__Material shown__.
◇ ◇ ◇
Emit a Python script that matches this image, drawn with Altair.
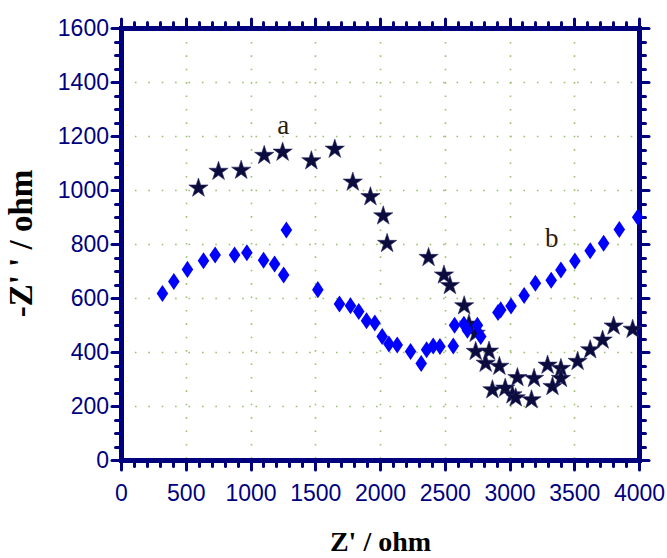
◇ ◇ ◇
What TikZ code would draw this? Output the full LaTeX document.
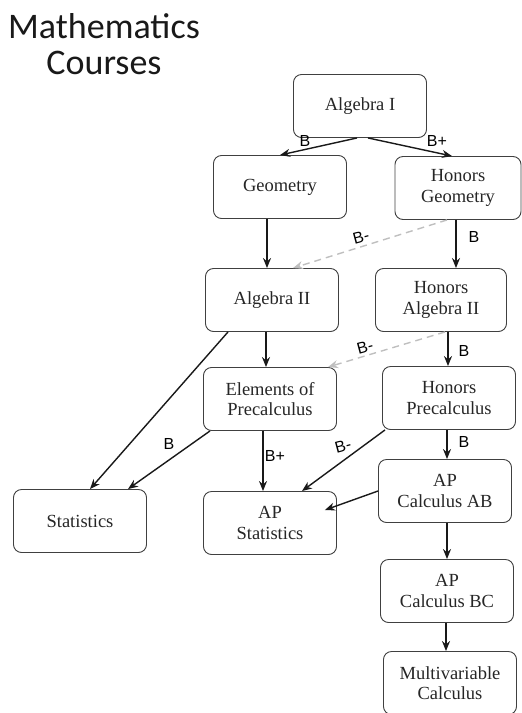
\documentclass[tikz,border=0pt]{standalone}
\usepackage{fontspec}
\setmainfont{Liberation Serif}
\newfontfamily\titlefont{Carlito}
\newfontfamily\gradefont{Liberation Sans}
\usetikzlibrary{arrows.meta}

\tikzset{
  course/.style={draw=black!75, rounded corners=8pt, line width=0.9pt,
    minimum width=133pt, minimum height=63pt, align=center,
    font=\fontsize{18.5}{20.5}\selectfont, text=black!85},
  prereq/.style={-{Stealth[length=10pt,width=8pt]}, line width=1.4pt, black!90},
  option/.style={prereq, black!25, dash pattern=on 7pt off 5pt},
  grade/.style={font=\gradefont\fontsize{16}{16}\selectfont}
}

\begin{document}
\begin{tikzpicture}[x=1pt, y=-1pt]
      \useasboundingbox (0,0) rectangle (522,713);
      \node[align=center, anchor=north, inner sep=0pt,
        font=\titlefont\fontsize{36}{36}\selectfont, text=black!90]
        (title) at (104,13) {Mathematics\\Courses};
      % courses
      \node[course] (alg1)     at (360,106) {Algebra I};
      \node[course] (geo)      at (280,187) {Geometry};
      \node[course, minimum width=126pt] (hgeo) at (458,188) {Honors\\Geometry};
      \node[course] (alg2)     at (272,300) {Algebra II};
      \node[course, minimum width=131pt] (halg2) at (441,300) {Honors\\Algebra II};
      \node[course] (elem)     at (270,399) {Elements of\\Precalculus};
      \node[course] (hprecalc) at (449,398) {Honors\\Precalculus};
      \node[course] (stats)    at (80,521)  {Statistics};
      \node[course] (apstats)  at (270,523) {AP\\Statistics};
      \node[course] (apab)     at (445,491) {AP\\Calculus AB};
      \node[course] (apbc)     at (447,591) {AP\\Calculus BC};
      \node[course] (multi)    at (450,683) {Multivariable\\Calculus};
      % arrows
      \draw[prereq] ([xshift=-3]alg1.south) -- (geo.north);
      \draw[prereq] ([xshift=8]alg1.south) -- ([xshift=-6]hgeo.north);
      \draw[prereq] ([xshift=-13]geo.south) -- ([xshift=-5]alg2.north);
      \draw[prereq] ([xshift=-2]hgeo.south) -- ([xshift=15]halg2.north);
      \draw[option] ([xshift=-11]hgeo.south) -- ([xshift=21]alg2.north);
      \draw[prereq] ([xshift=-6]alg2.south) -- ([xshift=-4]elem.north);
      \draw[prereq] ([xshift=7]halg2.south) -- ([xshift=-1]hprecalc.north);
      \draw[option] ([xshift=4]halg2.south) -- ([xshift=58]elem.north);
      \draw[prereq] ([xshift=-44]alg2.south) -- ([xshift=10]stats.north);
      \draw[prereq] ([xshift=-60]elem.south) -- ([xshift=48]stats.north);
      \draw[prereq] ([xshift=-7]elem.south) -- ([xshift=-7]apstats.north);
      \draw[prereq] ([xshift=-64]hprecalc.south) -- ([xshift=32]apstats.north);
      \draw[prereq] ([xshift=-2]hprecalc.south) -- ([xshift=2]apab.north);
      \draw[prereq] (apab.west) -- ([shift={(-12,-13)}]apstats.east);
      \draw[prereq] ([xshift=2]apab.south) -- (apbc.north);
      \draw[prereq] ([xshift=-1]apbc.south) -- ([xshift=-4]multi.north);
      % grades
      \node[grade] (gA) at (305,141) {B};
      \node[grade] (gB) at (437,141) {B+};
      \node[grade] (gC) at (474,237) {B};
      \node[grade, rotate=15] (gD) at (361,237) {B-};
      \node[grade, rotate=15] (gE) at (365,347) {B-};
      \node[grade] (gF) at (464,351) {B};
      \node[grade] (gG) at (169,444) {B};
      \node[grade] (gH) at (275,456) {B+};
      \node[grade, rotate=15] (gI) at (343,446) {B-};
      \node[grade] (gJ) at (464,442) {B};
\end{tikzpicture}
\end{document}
◇ ◇ ◇
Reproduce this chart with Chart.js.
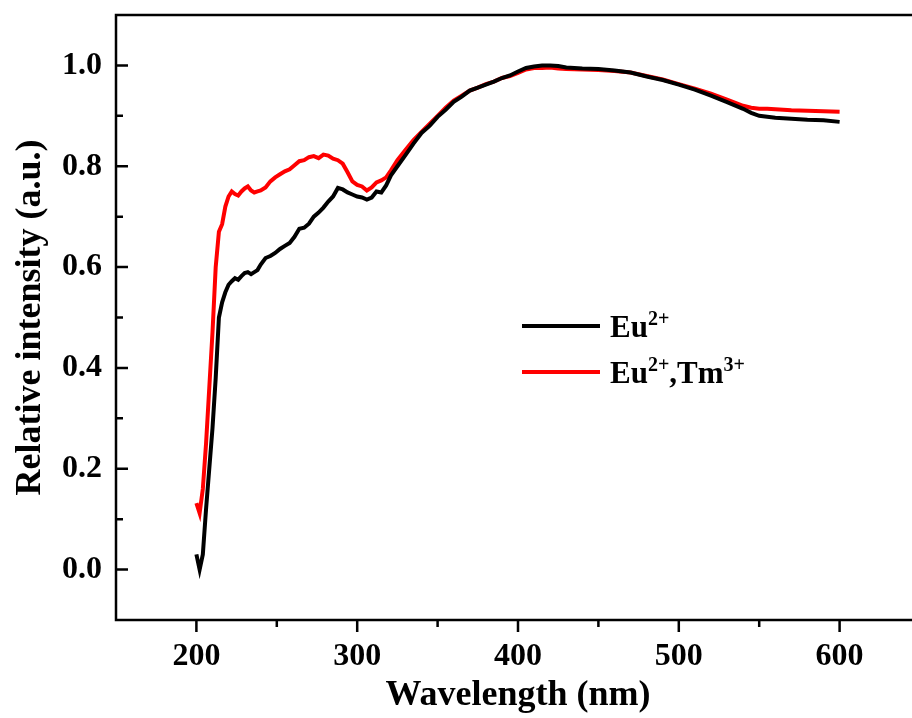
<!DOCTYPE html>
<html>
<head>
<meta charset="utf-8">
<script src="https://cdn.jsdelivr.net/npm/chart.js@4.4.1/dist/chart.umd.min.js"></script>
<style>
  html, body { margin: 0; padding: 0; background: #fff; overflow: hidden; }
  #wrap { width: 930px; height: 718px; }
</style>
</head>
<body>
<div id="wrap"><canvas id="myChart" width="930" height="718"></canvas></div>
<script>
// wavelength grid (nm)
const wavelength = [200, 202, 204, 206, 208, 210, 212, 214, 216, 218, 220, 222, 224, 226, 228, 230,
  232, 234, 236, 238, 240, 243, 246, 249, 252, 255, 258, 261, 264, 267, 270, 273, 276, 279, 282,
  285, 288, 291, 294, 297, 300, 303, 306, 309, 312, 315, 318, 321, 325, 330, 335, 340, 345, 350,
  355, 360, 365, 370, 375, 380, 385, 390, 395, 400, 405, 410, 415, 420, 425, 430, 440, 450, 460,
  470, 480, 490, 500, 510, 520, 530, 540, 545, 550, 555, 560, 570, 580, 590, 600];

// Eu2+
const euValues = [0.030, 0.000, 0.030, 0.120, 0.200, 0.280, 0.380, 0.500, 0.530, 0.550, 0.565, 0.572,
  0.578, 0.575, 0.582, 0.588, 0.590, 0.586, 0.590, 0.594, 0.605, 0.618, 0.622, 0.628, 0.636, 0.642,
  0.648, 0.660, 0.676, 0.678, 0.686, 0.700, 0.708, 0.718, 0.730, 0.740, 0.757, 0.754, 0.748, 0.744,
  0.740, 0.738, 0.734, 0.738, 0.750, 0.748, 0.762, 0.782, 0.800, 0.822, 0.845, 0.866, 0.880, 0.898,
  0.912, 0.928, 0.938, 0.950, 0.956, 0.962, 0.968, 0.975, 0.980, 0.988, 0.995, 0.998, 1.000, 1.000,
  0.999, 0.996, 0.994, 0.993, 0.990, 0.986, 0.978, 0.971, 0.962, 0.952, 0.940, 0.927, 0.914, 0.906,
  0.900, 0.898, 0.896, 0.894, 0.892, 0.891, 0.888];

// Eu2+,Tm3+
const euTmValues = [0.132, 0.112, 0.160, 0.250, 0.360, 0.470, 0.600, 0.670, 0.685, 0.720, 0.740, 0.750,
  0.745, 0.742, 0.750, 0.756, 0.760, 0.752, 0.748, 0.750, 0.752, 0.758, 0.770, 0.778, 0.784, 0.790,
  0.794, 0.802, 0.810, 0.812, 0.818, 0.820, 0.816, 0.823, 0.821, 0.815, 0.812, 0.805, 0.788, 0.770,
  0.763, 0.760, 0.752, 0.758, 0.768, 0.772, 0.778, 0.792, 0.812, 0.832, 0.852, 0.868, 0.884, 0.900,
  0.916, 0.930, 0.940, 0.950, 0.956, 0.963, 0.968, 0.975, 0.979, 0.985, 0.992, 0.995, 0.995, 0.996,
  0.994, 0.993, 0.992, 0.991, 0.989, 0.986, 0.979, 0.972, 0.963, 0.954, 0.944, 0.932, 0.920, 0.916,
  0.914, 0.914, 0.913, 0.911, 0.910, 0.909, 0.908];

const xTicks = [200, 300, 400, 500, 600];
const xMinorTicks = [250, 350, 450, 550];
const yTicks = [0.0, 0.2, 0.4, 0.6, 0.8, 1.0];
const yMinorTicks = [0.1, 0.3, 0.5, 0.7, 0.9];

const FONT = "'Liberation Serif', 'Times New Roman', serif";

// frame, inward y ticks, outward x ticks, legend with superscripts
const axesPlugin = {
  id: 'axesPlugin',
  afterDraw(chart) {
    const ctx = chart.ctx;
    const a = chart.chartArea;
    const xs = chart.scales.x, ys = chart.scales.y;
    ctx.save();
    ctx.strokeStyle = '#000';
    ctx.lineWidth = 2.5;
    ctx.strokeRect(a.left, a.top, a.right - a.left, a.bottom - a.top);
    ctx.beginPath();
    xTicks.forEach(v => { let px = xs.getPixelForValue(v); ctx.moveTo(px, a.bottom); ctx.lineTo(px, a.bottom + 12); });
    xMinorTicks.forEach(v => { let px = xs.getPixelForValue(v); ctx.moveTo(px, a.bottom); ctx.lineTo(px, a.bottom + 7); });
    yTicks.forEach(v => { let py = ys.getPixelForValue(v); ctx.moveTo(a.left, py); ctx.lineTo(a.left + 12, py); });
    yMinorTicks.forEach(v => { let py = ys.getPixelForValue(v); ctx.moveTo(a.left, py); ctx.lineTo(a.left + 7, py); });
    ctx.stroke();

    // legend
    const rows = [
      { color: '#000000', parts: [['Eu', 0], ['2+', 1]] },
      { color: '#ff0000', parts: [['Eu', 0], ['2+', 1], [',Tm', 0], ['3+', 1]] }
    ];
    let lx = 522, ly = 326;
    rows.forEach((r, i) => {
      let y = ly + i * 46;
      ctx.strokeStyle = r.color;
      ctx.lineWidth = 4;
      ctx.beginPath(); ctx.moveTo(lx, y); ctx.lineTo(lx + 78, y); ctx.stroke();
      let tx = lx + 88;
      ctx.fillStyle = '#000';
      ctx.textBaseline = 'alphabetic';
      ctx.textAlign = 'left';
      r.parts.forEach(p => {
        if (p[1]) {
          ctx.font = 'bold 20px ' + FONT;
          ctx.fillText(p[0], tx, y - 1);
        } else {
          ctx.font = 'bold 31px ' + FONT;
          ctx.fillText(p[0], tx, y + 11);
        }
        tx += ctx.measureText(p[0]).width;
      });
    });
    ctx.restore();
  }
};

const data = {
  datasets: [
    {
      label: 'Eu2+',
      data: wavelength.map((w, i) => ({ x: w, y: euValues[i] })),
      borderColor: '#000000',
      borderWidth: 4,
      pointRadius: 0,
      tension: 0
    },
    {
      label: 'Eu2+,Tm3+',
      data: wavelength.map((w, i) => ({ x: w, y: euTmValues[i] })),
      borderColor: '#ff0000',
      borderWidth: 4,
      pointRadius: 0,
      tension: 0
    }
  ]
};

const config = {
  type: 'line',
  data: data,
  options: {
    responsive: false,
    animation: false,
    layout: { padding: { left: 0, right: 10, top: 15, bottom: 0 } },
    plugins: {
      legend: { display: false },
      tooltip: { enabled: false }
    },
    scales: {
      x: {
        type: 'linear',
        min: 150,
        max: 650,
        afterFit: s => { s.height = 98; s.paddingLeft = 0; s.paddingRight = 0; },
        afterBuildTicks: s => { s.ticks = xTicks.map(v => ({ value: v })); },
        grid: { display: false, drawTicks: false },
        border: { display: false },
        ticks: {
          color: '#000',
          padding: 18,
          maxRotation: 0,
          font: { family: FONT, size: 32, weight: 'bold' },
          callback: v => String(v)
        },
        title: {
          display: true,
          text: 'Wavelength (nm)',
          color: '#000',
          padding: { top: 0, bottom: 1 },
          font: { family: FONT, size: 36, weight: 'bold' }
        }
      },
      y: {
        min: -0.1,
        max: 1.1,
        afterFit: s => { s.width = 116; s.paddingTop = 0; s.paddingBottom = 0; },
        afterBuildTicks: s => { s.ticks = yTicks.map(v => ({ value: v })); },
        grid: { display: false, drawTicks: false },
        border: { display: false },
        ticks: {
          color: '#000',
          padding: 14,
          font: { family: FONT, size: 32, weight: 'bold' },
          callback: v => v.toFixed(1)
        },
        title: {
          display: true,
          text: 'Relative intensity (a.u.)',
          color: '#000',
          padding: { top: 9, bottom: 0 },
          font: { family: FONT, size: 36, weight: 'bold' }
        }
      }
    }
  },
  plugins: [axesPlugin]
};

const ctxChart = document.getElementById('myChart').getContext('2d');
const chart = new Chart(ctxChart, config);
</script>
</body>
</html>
◇ ◇ ◇
__Problem description__. In the records, locate each line holding the string "with" and copy it.

__Answer below__.
Emit a Python script that matches this image, drawn with Altair.
Reproduce this chart with Chart.js.
// frame, inward y ticks, outward x ticks, legend with superscripts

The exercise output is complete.